To mitigate those risks, requirements contracts are regulated under the “good faith” requirements of the Uniform Commercial Code (UCC), which states that the demand for product under such a contract consists of the “actual . . . requirement as may occur in good faith, except that no quantity unreasonably disproportionate to any stated estimate or (absent an estimate) to any normal or otherwise comparable prior output” may be demanded. The UCC thus attempts to tie future requirements to estimates reviewed by the supplier or, absent that, to past practice.
This protection may be helpful if the buyer’s requirements sky-rocket, but a judge’s or jury’s concept of “good faith” and “unreasonably disproportionate” may not provide the protection that the supplier is looking for or needs. The judge or jury might decide that a supplier should be stuck with fulfilling an increased requirement; the supplier could have said “no” to the contract or could have negotiated limits, after all.
However, a less obvious risk is the opposite scenario: what if the buyer’s requirements go to zero after the supplier has spent significant money in tooling up and otherwise preparing to perform under the contract? Is this “unreasonably disproportionate” to an estimate or past usage? It is difficult to imagine a court ordering a buyer to make purchases that it does not want or to award damages to a supplier whose goods are no longer needed. In fact, there appears to be only one such instance of this in Pennsylvania courts. That case involved a road builder who had a requirements contract for fine stone, but switched from using stone to using (less expensive) sand in the construction of its roadbeds. Despite that change in business practice, the Court ordered the road builder to honor its previously entered requirements contract with a local supplier for stone. General Crushed Stone v. Trimpey. Obviously a decision like this should not be relied upon for planning purposes. The case is only a trial court decision, with no real binding authority outside of Monroe County (if even there); and it is very old, pre-dating by years the adoption of the UCC provision that relates to requirements contracts.

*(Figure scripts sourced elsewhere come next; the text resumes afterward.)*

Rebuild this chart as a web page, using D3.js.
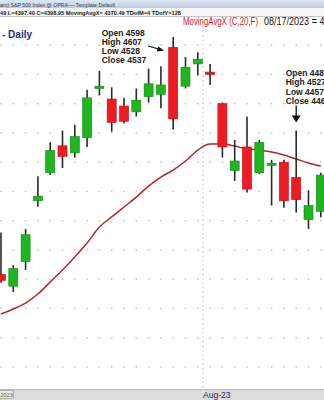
<!DOCTYPE html>
<html>
<head>
<meta charset="utf-8">
<script src="https://cdn.jsdelivr.net/npm/d3@7"></script>
<style>
  html, body { margin: 0; padding: 0; background: #fff; }
  svg { display: block; font-family: "Liberation Sans", Arial, sans-serif; }
</style>
</head>
<body>
<div id="chart"></div>
<script>
// daily bars, S&P 500, Jul 7 - Aug 14 2023
const dates = ["07/07", "07/10", "07/11", "07/12", "07/13", "07/14", "07/17", "07/18", "07/19",
  "07/20", "07/21", "07/24", "07/25", "07/26", "07/27", "07/28", "07/31", "08/01", "08/02",
  "08/03", "08/04", "08/07", "08/08", "08/09", "08/10", "08/11", "08/14"];
const opens = [4404, 4394, 4415, 4467, 4491, 4514, 4508, 4521, 4563, 4554, 4548, 4543, 4556, 4558,
  4598, 4565, 4584, 4577, 4550, 4493, 4513, 4491, 4498, 4500, 4487, 4451, 4458];
const highs = [4440, 4412, 4443, 4488, 4517, 4527, 4532, 4562, 4578, 4564, 4555, 4563, 4580, 4582,
  4607, 4590, 4594, 4584, 4551, 4519, 4539, 4519, 4502, 4502, 4527, 4476, 4491];
const lows = [4397, 4389, 4408, 4462, 4489, 4495, 4504, 4513, 4557, 4526, 4533, 4539, 4551, 4546,
  4528, 4563, 4574, 4566, 4504, 4484, 4474, 4490, 4463, 4461, 4457, 4443, 4453];
const closes = [4399, 4409, 4438, 4471, 4510, 4505, 4522, 4555, 4565, 4534, 4535, 4553, 4567, 4566,
  4537, 4581, 4588, 4575, 4513, 4501, 4477, 4517, 4499, 4467, 4468, 4463, 4489];
// MovingAvgX (C,20,F)
const maValues = [4370.2, 4374.5, 4379.6, 4387.3, 4397.6, 4407.9, 4419.0, 4430.9, 4444.6, 4453.2,
  4461.7, 4470.2, 4479.6, 4487.3, 4493.3, 4501.0, 4510.4, 4515.5, 4515.5, 4513.8, 4511.3, 4510.4,
  4508.7, 4506.1, 4502.7, 4499.3, 4496.7];
const gridPrices = [4600, 4575, 4550, 4525, 4500, 4475, 4450, 4425, 4400, 4375, 4350, 4325];

const noteDates = ["07/27", "08/10"];
const noteLines = [
  ["Open 4598", "High 4607", "Low 4528", "Close 4537"],
  ["Open 4487", "High 4527", "Low 4457", "Close 4468"]
];
const monthLabels = ["Aug-23"];
const monthStarts = ["08/01"];

const headerLine1 = "am) S&P 500 Index @ OPRA  \u2014  Template Default";
const headerLine2 = "49  L=4397.40  C=4398.95  MovingAvgX= 4370.49  TDofM=4  TDofY=128";

const width = 324, height = 400;
const plotTop = 17, plotBottom = 389;
const bodyWidth = 9;
const upColor = "#1fb51f", upStroke = "#0f8a0f";
const downColor = "#ee1b22", downStroke = "#c0080e";

const x = d3.scalePoint().domain(dates).range([1, 320.8]);
const y = d3.scaleLinear().domain([4607, 4457]).range([37, 212.5]);
const I = d3.range(dates.length);

const svg = d3.select("#chart")
  .append("svg")
  .attr("width", width)
  .attr("height", height)
  .attr("viewBox", [0, 0, width, height]);

// header strips
const grad = svg.append("defs").append("linearGradient")
  .attr("id", "hdr").attr("x1", "0%").attr("y1", "0%").attr("x2", "0%").attr("y2", "100%");
grad.append("stop").attr("offset", "0%").attr("stop-color", "#dde7f3");
grad.append("stop").attr("offset", "100%").attr("stop-color", "#bccde3");

svg.append("rect").attr("x", 0).attr("y", 0).attr("width", width).attr("height", 8).attr("fill", "url(#hdr)");
svg.append("rect").attr("x", 0).attr("y", 8).attr("width", width).attr("height", 8).attr("fill", "#f6f6f6");
svg.append("line").attr("x1", 0).attr("x2", width).attr("y1", 16.5).attr("y2", 16.5)
  .attr("stroke", "#c8c8c8").attr("stroke-width", 1);

svg.append("text")
  .attr("x", 0).attr("y", 6.8)
  .attr("font-size", 5.6).attr("fill", "#3a3a4a")
  .attr("textLength", 115).attr("lengthAdjust", "spacingAndGlyphs")
  .text(headerLine1);

svg.append("text")
  .attr("x", 0).attr("y", 14.6)
  .attr("font-size", 5.8).attr("font-weight", "bold").attr("fill", "#1a1a1a")
  .attr("textLength", 181).attr("lengthAdjust", "spacingAndGlyphs")
  .text(headerLine2);

// dotted grid
const grid = svg.append("g").attr("fill", "#c2c2c2");
gridPrices.forEach((p) => {
  grid.selectAll(null)
    .data(I)
    .join("rect")
    .attr("x", (i) => x(dates[i]) - 0.75)
    .attr("y", y(p) - 0.75)
    .attr("width", 1.5)
    .attr("height", 1.5);
});

// month separator
monthStarts.forEach((d, k) => {
  const i = dates.indexOf(d);
  const mx = (x(dates[i - 1]) + x(dates[i])) / 2 - 1;
  svg.append("line")
    .attr("x1", mx).attr("x2", mx)
    .attr("y1", plotTop).attr("y2", plotBottom)
    .attr("stroke", "#b8b8b8").attr("stroke-width", 1)
    .attr("stroke-dasharray", "1.5,3");
});

// moving average
const ma = d3.line()
  .x((i) => x(dates[i]))
  .y((i) => y(maValues[i]))
  .curve(d3.curveMonotoneX);

svg.append("path")
  .attr("d", ma(I))
  .attr("fill", "none")
  .attr("stroke", "#b3262a")
  .attr("stroke-width", 1.5);

// candles
const candles = svg.append("g");

candles.selectAll("line")
  .data(I)
  .join("line")
  .attr("x1", (i) => x(dates[i]))
  .attr("x2", (i) => x(dates[i]))
  .attr("y1", (i) => y(highs[i]))
  .attr("y2", (i) => y(lows[i]))
  .attr("stroke", "#2a2a2a")
  .attr("stroke-width", 1.6);

candles.selectAll("rect")
  .data(I)
  .join("rect")
  .attr("x", (i) => x(dates[i]) - bodyWidth / 2)
  .attr("y", (i) => Math.min(y(opens[i]), y(closes[i])))
  .attr("width", bodyWidth)
  .attr("height", (i) => Math.max(2, Math.abs(y(opens[i]) - y(closes[i]))))
  .attr("fill", (i) => (closes[i] >= opens[i] ? upColor : downColor))
  .attr("stroke", (i) => (closes[i] >= opens[i] ? upStroke : downStroke))
  .attr("stroke-width", 0.6);

// "- Daily" and study title
svg.append("text")
  .attr("x", 2).attr("y", 37.5)
  .attr("font-size", 10).attr("font-weight", "bold").attr("fill", "#25307a")
  .attr("textLength", 30).attr("lengthAdjust", "spacingAndGlyphs")
  .text("- Daily");

svg.append("text")
  .attr("x", 183).attr("y", 25)
  .attr("font-size", 10.8).attr("fill", "#d4202a")
  .attr("textLength", 75).attr("lengthAdjust", "spacingAndGlyphs")
  .text("MovingAvgX (C,20,F)");

svg.append("text")
  .attr("x", 264).attr("y", 25)
  .attr("font-size", 10.8).attr("fill", "#111")
  .attr("textLength", 88).attr("lengthAdjust", "spacingAndGlyphs")
  .text("08/17/2023 = 4370.36");

// annotations
const noteG = svg.append("g")
  .attr("font-size", 8.5).attr("font-weight", "bold").attr("fill", "#222");

// first note: text left of bar, diagonal arrow
{
  const i = dates.indexOf(noteDates[0]);
  const cx = x(dates[i]), hy = y(highs[i]);
  noteLines[0].forEach((t, k) => {
    noteG.append("text").attr("x", cx - 71.5).attr("y", hy - 1.5 + k * 9.3).text(t);
  });
  svg.append("line")
    .attr("x1", cx - 25).attr("y1", hy + 9)
    .attr("x2", cx - 13).attr("y2", hy + 12.5)
    .attr("stroke", "#111").attr("stroke-width", 1.2);
  svg.append("path")
    .attr("d", `M${cx - 9},${hy + 13.5} L${cx - 15},${hy + 9.5} L${cx - 16.5},${hy + 14.5} Z`)
    .attr("fill", "#111");
}

// second note: text above bar, down arrow
{
  const i = dates.indexOf(noteDates[1]);
  const cx = x(dates[i]), hy = y(highs[i]);
  noteLines[1].forEach((t, k) => {
    noteG.append("text").attr("x", cx - 10.5).attr("y", hy - 55 + k * 9.5).text(t);
  });
  svg.append("line")
    .attr("x1", cx).attr("x2", cx)
    .attr("y1", hy - 25).attr("y2", hy - 14)
    .attr("stroke", "#111").attr("stroke-width", 1.3);
  svg.append("path")
    .attr("d", `M${cx - 4.5},${hy - 15} L${cx + 4.5},${hy - 15} L${cx},${hy - 8} Z`)
    .attr("fill", "#111");
}

// bottom date axis
svg.append("rect")
  .attr("x", 0).attr("y", plotBottom).attr("width", width).attr("height", height - plotBottom)
  .attr("fill", "#dcdcdc");
svg.append("line")
  .attr("x1", 0).attr("x2", width).attr("y1", plotBottom + 0.5).attr("y2", plotBottom + 0.5)
  .attr("stroke", "#bdbdbd");

monthStarts.forEach((d, k) => {
  const i = dates.indexOf(d);
  const mx = (x(dates[i - 1]) + x(dates[i])) / 2 - 1;
  svg.append("text")
    .attr("x", mx).attr("y", 398)
    .attr("font-size", 8.6).attr("fill", "#1f2a66")
    .text(monthLabels[k]);
});

svg.append("rect")
  .attr("x", -1).attr("y", 390.5).attr("width", 14.5).attr("height", 8)
  .attr("fill", "#ececdf").attr("stroke", "#9a9a8a").attr("stroke-width", 0.7);
svg.append("text")
  .attr("x", 0.5).attr("y", 397)
  .attr("font-size", 5.5).attr("fill", "#555")
  .text("2023");
</script>
</body>
</html>
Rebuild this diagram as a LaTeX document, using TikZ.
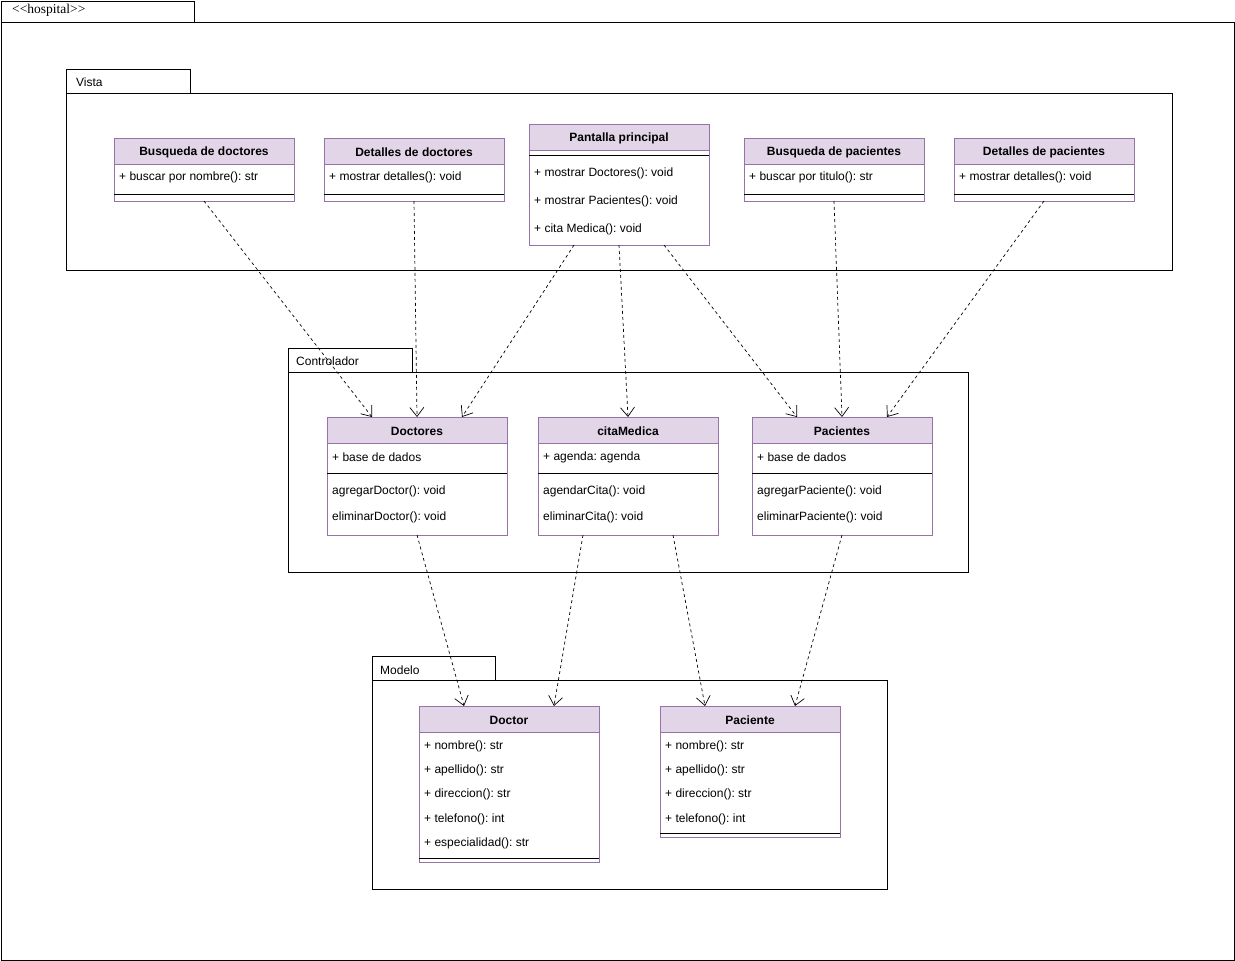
\documentclass[tikz,border=0pt]{standalone}
\usepackage{fontspec}
\setmainfont{Liberation Sans}
\newfontfamily\serifx{Liberation Serif}
\usetikzlibrary{arrows.meta,calc}
\frenchspacing
\definecolor{umlp}{HTML}{9673A6}
\definecolor{umlf}{HTML}{E1D5E7}
\tikzset{
  clsbox/.style={draw=umlp, fill=white, line width=1pt, anchor=north west, minimum width=180pt, inner sep=0pt, outer sep=0pt},
  ttl/.style={font=\fontsize{12}{14}\selectfont\bfseries, inner sep=0pt},
  txt/.style={font=\fontsize{12}{14}\selectfont, anchor=west, inner sep=0pt},
  pkglbl/.style={font=\fontsize{12}{14}\selectfont, anchor=west, inner sep=0pt},
  pkgline/.style={draw=black, line width=1pt},
  sepline/.style={draw=black, line width=1pt},
  dep/.style={draw=black, line width=0.7pt, dash pattern=on 3pt off 3pt, -{Straight Barb[length=9pt,width=14pt]}},
}
\newcommand\umlclass[5]{%
  \node[clsbox, minimum height=#4] (#1) at (#2,#3) {};
  \draw[umlp, fill=umlf, line width=1pt] (#2,#3) rectangle ++(180,26);
  \node[ttl] (#1-t) at ($(#1.north)+(0,14)$) {#5};
}
\begin{document}
\begin{tikzpicture}[x=1pt,y=-1pt]
\useasboundingbox (0,0) rectangle (1235,961);
% outer package
\draw[pkgline] (1,1) rectangle (194,22);
\draw[pkgline] (1,22) rectangle (1234,960);
\node[anchor=west, inner sep=0pt, font=\serifx\fontsize{13.5}{15}\selectfont] (hosp) at (12,10) {<<hospital>>};
% Vista
\draw[pkgline] (66,69) rectangle (190,93);
\draw[pkgline] (66,93) rectangle (1172,270);
\node[pkglbl] (vista) at (76,82.5) {Vista};
% Controlador
\draw[pkgline] (288,348) rectangle (412,372);
\draw[pkgline] (288,372) rectangle (968,572);
\node[pkglbl] (ctrl) at (296,361.5) {Controlador};
% Modelo
\draw[pkgline] (372,656) rectangle (495,680);
\draw[pkgline] (372,680) rectangle (887,889);
\node[pkglbl] (modelo) at (380,670.5) {Modelo};

% Vista classes
\umlclass{bd}{114}{138}{63}{Busqueda de doctores}
\node[txt] (bd-a) at (119,177.5) {+ buscar por nombre(): str};
\draw[sepline] (114,194) -- ++(180,0);

\umlclass{dd}{324}{138}{63}{Detalles de doctores}
\node[txt] (dd-a) at (329,177.5) {+ mostrar detalles(): void};
\draw[sepline] (324,194) -- ++(180,0);

\umlclass{pp}{529}{124}{121}{Pantalla principal}
\draw[sepline] (529,155) -- ++(180,0);
\node[txt] (pp-m1) at (534,173.5) {+ mostrar Doctores(): void};
\node[txt] (pp-m2) at (534,201.5) {+ mostrar Pacientes(): void};
\node[txt] (pp-m3) at (534,229.5) {+ cita Medica(): void};

\umlclass{bp}{744}{138}{63}{Busqueda de pacientes}
\node[txt] (bp-a) at (749,177.5) {+ buscar por titulo(): str};
\draw[sepline] (744,194) -- ++(180,0);

\umlclass{dp}{954}{138}{63}{Detalles de pacientes}
\node[txt] (dp-a) at (959,177.5) {+ mostrar detalles(): void};
\draw[sepline] (954,194) -- ++(180,0);

% Controlador classes
\umlclass{cdoc}{327}{417}{118}{Doctores}
\node[txt] (cdoc-a) at (332,457.5) {+ base de dados};
\draw[sepline] (327,473) -- ++(180,0);
\node[txt] (cdoc-m1) at (332,491.5) {agregarDoctor(): void};
\node[txt] (cdoc-m2) at (332,517.5) {eliminarDoctor(): void};

\umlclass{cita}{538}{417}{118}{citaMedica}
\node[txt] (cita-a) at (543,457.5) {+ agenda: agenda};
\draw[sepline] (538,473) -- ++(180,0);
\node[txt] (cita-m1) at (543,491.5) {agendarCita(): void};
\node[txt] (cita-m2) at (543,517.5) {eliminarCita(): void};

\umlclass{cpac}{752}{417}{118}{Pacientes}
\node[txt] (cpac-a) at (757,457.5) {+ base de dados};
\draw[sepline] (752,473) -- ++(180,0);
\node[txt] (cpac-m1) at (757,491.5) {agregarPaciente(): void};
\node[txt] (cpac-m2) at (757,517.5) {eliminarPaciente(): void};

% Modelo classes
\umlclass{mdoc}{419}{706}{156}{Doctor}
\node[txt] (mdoc-a1) at (424,746.5) {+ nombre(): str};
\node[txt] (mdoc-a2) at (424,770.5) {+ apellido(): str};
\node[txt] (mdoc-a3) at (424,794.5) {+ direccion(): str};
\node[txt] (mdoc-a4) at (424,819.5) {+ telefono(): int};
\node[txt] (mdoc-a5) at (424,843.5) {+ especialidad(): str};
\draw[sepline] (419,858.5) -- ++(180,0);

\umlclass{mpac}{660}{706}{131}{Paciente}
\node[txt] (mpac-a1) at (665,746.5) {+ nombre(): str};
\node[txt] (mpac-a2) at (665,770.5) {+ apellido(): str};
\node[txt] (mpac-a3) at (665,794.5) {+ direccion(): str};
\node[txt] (mpac-a4) at (665,819.5) {+ telefono(): int};
\draw[sepline] (660,833.5) -- ++(180,0);

% dependencies Vista -> Controlador
\draw[dep] (bd.south) -- ($(cdoc.north)+(-45,0)$);
\draw[dep] (dd.south) -- (cdoc.north);
\draw[dep] ($(pp.south)+(-45,0)$) -- ($(cdoc.north)+(45,0)$);
\draw[dep] (pp.south) -- (cita.north);
\draw[dep] ($(pp.south)+(45,0)$) -- ($(cpac.north)+(-45,0)$);
\draw[dep] (bp.south) -- (cpac.north);
\draw[dep] (dp.south) -- ($(cpac.north)+(45,0)$);
% dependencies Controlador -> Modelo
\draw[dep] (cdoc.south) -- ($(mdoc.north)+(-45,0)$);
\draw[dep] ($(cita.south)+(-45,0)$) -- ($(mdoc.north)+(45,0)$);
\draw[dep] ($(cita.south)+(45,0)$) -- ($(mpac.north)+(-45,0)$);
\draw[dep] (cpac.south) -- ($(mpac.north)+(45,0)$);
\end{tikzpicture}
\end{document}
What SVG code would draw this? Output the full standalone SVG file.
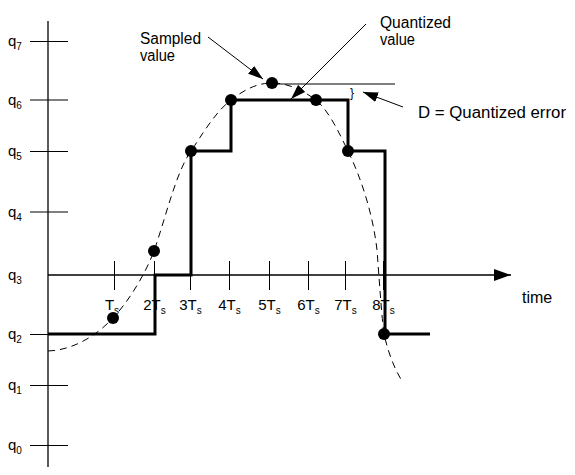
<svg xmlns="http://www.w3.org/2000/svg" width="575" height="475" viewBox="0 0 575 475">
<style>
text{font-family:"Liberation Sans",Arial,sans-serif;font-size:15px;fill:#000}
.lbl{font-size:16px}
.sub{font-size:10px}
.ax{stroke:#000;stroke-width:1.3;fill:none}
.tk{stroke:#000;stroke-width:1;fill:none}
.stair{stroke:#000;stroke-width:3;fill:none}
.curve{stroke:#000;stroke-width:1;fill:none;stroke-dasharray:7,5}
.ptr{stroke:#000;stroke-width:1;fill:none}
.dot{fill:#000}
</style>
<defs>
<marker id="ah" markerUnits="userSpaceOnUse" markerWidth="15" markerHeight="10" refX="15" refY="5" orient="auto">
<path d="M0,0 L15,5 L0,10 z" fill="#000"/>
</marker>
<marker id="ah2" markerUnits="userSpaceOnUse" markerWidth="17" markerHeight="12" refX="17" refY="6" orient="auto">
<path d="M0,0 L17,6 L0,12 z" fill="#000"/>
</marker>
</defs>
<g id="axes">
<line class="ax" x1="48" y1="21" x2="48" y2="467"/>
<line class="ax" x1="48" y1="275" x2="511" y2="275" marker-end="url(#ah2)"/>
<g id="qticks">
<line class="tk" x1="30" y1="41.5" x2="68" y2="41.5"/>
<line class="tk" x1="30" y1="100" x2="68" y2="100"/>
<line class="tk" x1="30" y1="151.5" x2="68" y2="151.5"/>
<line class="tk" x1="30" y1="212" x2="68" y2="212"/>
<line class="tk" x1="30" y1="334.5" x2="68" y2="334.5"/>
<line class="tk" x1="30" y1="385.5" x2="68" y2="385.5"/>
<line class="tk" x1="30" y1="445.5" x2="68" y2="445.5"/>
</g>
<g id="tticks">
<line class="tk" x1="114.5" y1="261" x2="114.5" y2="290"/>
<line class="tk" x1="154.5" y1="261" x2="154.5" y2="290"/>
<line class="tk" x1="190.5" y1="261" x2="190.5" y2="290"/>
<line class="tk" x1="229.5" y1="261" x2="229.5" y2="290"/>
<line class="tk" x1="269.5" y1="261" x2="269.5" y2="290"/>
<line class="tk" x1="308.5" y1="261" x2="308.5" y2="290"/>
<line class="tk" x1="345.5" y1="261" x2="345.5" y2="290"/>
<line class="tk" x1="383.5" y1="261" x2="383.5" y2="290"/>
</g>
</g>
<g id="qlabels">
<text x="8" y="46">q<tspan class="sub" dy="4">7</tspan></text>
<text x="8" y="104.5">q<tspan class="sub" dy="4">6</tspan></text>
<text x="8" y="156">q<tspan class="sub" dy="4">5</tspan></text>
<text x="8" y="216.5">q<tspan class="sub" dy="4">4</tspan></text>
<text x="8" y="279.5">q<tspan class="sub" dy="4">3</tspan></text>
<text x="8" y="339">q<tspan class="sub" dy="4">2</tspan></text>
<text x="8" y="390">q<tspan class="sub" dy="4">1</tspan></text>
<text x="8" y="450">q<tspan class="sub" dy="4">0</tspan></text>
</g>
<g id="tlabels">
<text x="112" y="309.5" text-anchor="middle">T<tspan class="sub" dy="4">s</tspan></text>
<text x="154.5" y="309.5" text-anchor="middle">2T<tspan class="sub" dy="4">s</tspan></text>
<text x="190.5" y="309.5" text-anchor="middle">3T<tspan class="sub" dy="4">s</tspan></text>
<text x="229.5" y="309.5" text-anchor="middle">4T<tspan class="sub" dy="4">s</tspan></text>
<text x="269.5" y="309.5" text-anchor="middle">5T<tspan class="sub" dy="4">s</tspan></text>
<text x="308.5" y="309.5" text-anchor="middle">6T<tspan class="sub" dy="4">s</tspan></text>
<text x="345.5" y="309.5" text-anchor="middle">7T<tspan class="sub" dy="4">s</tspan></text>
<text x="383.5" y="309.5" text-anchor="middle">8T<tspan class="sub" dy="4">s</tspan></text>
<text class="lbl" x="522" y="303">time</text>
</g>
<g id="signal">
<path class="curve" d="M48,351 C75,350 98,334 113,318 C128,302 145,275 154,251 C165,220 176,172 191,151 C200,138 215,112 231,100 C245,89 258,83 272,83 C290,83 305,92 316,100 C330,112 340,135 348,151 C362,180 373,215 377,250 C380,290 382,320 384,334 C388,352 394,368 402,381"/>
<path class="stair" d="M48,334 H155 V275 H191 V151 H231 V100 H348 V151 H385 V334 H430"/>
<circle class="dot" cx="113" cy="318" r="6"/>
<circle class="dot" cx="154" cy="251" r="6"/>
<circle class="dot" cx="191" cy="151" r="6"/>
<circle class="dot" cx="231" cy="100" r="6"/>
<circle class="dot" cx="272" cy="83" r="6"/>
<circle class="dot" cx="316" cy="100" r="6"/>
<circle class="dot" cx="348" cy="151" r="6"/>
<circle class="dot" cx="384" cy="334" r="6"/>
</g>
<g id="annotations">
<line class="tk" x1="272" y1="84" x2="395" y2="84"/>
<text x="350" y="97" style="font-size:12px">}</text>
<line class="ptr" x1="208" y1="37" x2="263" y2="79" marker-end="url(#ah)"/>
<line class="ptr" x1="366" y1="24" x2="291" y2="99" marker-end="url(#ah)"/>
<line class="ptr" x1="403" y1="107" x2="363" y2="92" marker-end="url(#ah)"/>
<text class="lbl" x="140" y="44" textLength="61" lengthAdjust="spacingAndGlyphs">Sampled</text>
<text class="lbl" x="140" y="61" textLength="35" lengthAdjust="spacingAndGlyphs">value</text>
<text class="lbl" x="380" y="28" textLength="71" lengthAdjust="spacingAndGlyphs">Quantized</text>
<text class="lbl" x="380" y="45" textLength="35" lengthAdjust="spacingAndGlyphs">value</text>
<text class="lbl" x="418" y="118" textLength="148" lengthAdjust="spacingAndGlyphs">D = Quantized error</text>
</g>
</svg>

The better way for a supplier to handle these risks is to not rely on old cases, or on any cases. The better approach is to negotiate protections into the agreement to militate against the effects of a steeply risen or dramatically decreased requirement from the Buyer. Here are some suggestions:
- Simply put minimum and maximum limits into the Agreement. For the minimum, require that a periodic quantity of product be ordered that will at least cover the suppliers fixed costs in taking on the project (such as tooling costs). For the maximum, some sort of estimate should be made as to what point of production would require additional costs and manpower. If no firm maximum limit is obtainable, a graduated cost schedule may provide some protection.
- Get a solid estimate of what the buyer expects its requirement to be. This should alert you to what is expected, and it should provide some potential protection, if the requirement level radically changes.
- Get a representation, preferably in the Agreement, that the buyer has no potential plans to improve or change its products such that the product the supplier supplies becomes obsolete (and unordered).
- Get a representation that your client is not going to move its operations. Proximity can be important and if your client moves in mid-contract, it may seek a supplier closer to its new location.
- Try to be the exclusive supplier of the product. In many cases this is a fair trade-off to be made in exchange for meeting the buyer’s requirements. “Exclusive dealing arrangements” do get additional scrutiny under antitrust laws, but for a normal size supplier who seeks an exclusive arrangement for reasonable business reasons, the risk is relatively small and likely to be worth it.
Of course, several of the above items are more easily stated than they are obtained, but care should be taken and these limitations should be considered before you promise that your output will match your customer’s requirements.